Aim: Transcribe all of the material exactly, except for its pictures.

"""

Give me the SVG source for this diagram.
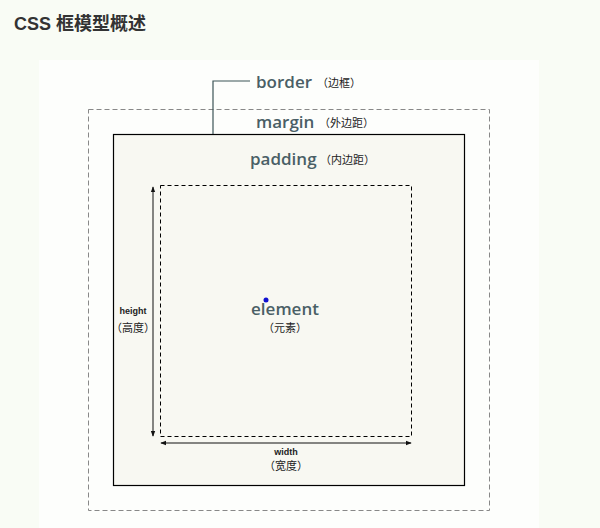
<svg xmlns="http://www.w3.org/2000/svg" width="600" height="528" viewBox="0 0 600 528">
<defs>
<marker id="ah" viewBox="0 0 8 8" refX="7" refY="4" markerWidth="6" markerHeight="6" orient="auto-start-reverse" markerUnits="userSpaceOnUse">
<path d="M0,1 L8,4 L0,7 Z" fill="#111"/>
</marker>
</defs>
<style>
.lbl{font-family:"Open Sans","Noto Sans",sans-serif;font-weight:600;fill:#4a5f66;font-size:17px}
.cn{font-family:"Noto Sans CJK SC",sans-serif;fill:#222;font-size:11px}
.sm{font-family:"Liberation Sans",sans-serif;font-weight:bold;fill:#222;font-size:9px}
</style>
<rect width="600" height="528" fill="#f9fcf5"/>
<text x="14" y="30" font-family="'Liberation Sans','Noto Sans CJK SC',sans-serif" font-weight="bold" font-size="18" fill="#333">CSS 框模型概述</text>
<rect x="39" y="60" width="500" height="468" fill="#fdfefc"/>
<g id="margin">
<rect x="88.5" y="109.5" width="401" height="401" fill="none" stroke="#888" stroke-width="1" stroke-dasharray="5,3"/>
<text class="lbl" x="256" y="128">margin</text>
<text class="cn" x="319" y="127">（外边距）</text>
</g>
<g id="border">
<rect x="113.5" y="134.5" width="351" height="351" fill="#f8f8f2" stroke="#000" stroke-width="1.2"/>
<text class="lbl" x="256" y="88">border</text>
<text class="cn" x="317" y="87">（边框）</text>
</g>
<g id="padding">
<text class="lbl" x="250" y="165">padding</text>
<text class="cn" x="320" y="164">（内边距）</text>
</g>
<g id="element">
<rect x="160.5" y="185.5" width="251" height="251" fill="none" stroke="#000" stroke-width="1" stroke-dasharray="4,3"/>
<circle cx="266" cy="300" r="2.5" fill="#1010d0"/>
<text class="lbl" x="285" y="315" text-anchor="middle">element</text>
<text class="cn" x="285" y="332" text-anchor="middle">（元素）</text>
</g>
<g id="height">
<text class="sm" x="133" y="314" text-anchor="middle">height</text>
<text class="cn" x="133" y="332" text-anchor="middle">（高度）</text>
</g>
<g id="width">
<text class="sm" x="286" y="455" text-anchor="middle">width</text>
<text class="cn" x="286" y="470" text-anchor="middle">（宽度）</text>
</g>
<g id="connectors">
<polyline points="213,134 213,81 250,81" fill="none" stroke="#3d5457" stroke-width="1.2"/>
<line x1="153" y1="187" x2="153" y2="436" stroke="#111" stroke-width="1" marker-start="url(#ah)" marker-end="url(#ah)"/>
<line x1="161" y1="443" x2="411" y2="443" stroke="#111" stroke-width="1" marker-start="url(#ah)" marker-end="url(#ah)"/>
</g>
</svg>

"""

Solution to this exercise:
Give me the SVG source for this diagram.
<svg xmlns="http://www.w3.org/2000/svg" width="600" height="528" viewBox="0 0 600 528">
<defs>
<marker id="ah" viewBox="0 0 8 8" refX="7" refY="4" markerWidth="6" markerHeight="6" orient="auto-start-reverse" markerUnits="userSpaceOnUse">
<path d="M0,1 L8,4 L0,7 Z" fill="#111"/>
</marker>
</defs>
<style>
.lbl{font-family:"Open Sans","Noto Sans",sans-serif;font-weight:600;fill:#4a5f66;font-size:17px}
.cn{font-family:"Noto Sans CJK SC",sans-serif;fill:#222;font-size:11px}
.sm{font-family:"Liberation Sans",sans-serif;font-weight:bold;fill:#222;font-size:9px}
</style>
<rect width="600" height="528" fill="#f9fcf5"/>
<text x="14" y="30" font-family="'Liberation Sans','Noto Sans CJK SC',sans-serif" font-weight="bold" font-size="18" fill="#333">CSS 框模型概述</text>
<rect x="39" y="60" width="500" height="468" fill="#fdfefc"/>
<g id="margin">
<rect x="88.5" y="109.5" width="401" height="401" fill="none" stroke="#888" stroke-width="1" stroke-dasharray="5,3"/>
<text class="lbl" x="256" y="128">margin</text>
<text class="cn" x="319" y="127">（外边距）</text>
</g>
<g id="border">
<rect x="113.5" y="134.5" width="351" height="351" fill="#f8f8f2" stroke="#000" stroke-width="1.2"/>
<text class="lbl" x="256" y="88">border</text>
<text class="cn" x="317" y="87">（边框）</text>
</g>
<g id="padding">
<text class="lbl" x="250" y="165">padding</text>
<text class="cn" x="320" y="164">（内边距）</text>
</g>
<g id="element">
<rect x="160.5" y="185.5" width="251" height="251" fill="none" stroke="#000" stroke-width="1" stroke-dasharray="4,3"/>
<circle cx="266" cy="300" r="2.5" fill="#1010d0"/>
<text class="lbl" x="285" y="315" text-anchor="middle">element</text>
<text class="cn" x="285" y="332" text-anchor="middle">（元素）</text>
</g>
<g id="height">
<text class="sm" x="133" y="314" text-anchor="middle">height</text>
<text class="cn" x="133" y="332" text-anchor="middle">（高度）</text>
</g>
<g id="width">
<text class="sm" x="286" y="455" text-anchor="middle">width</text>
<text class="cn" x="286" y="470" text-anchor="middle">（宽度）</text>
</g>
<g id="connectors">
<polyline points="213,134 213,81 250,81" fill="none" stroke="#3d5457" stroke-width="1.2"/>
<line x1="153" y1="187" x2="153" y2="436" stroke="#111" stroke-width="1" marker-start="url(#ah)" marker-end="url(#ah)"/>
<line x1="161" y1="443" x2="411" y2="443" stroke="#111" stroke-width="1" marker-start="url(#ah)" marker-end="url(#ah)"/>
</g>
</svg>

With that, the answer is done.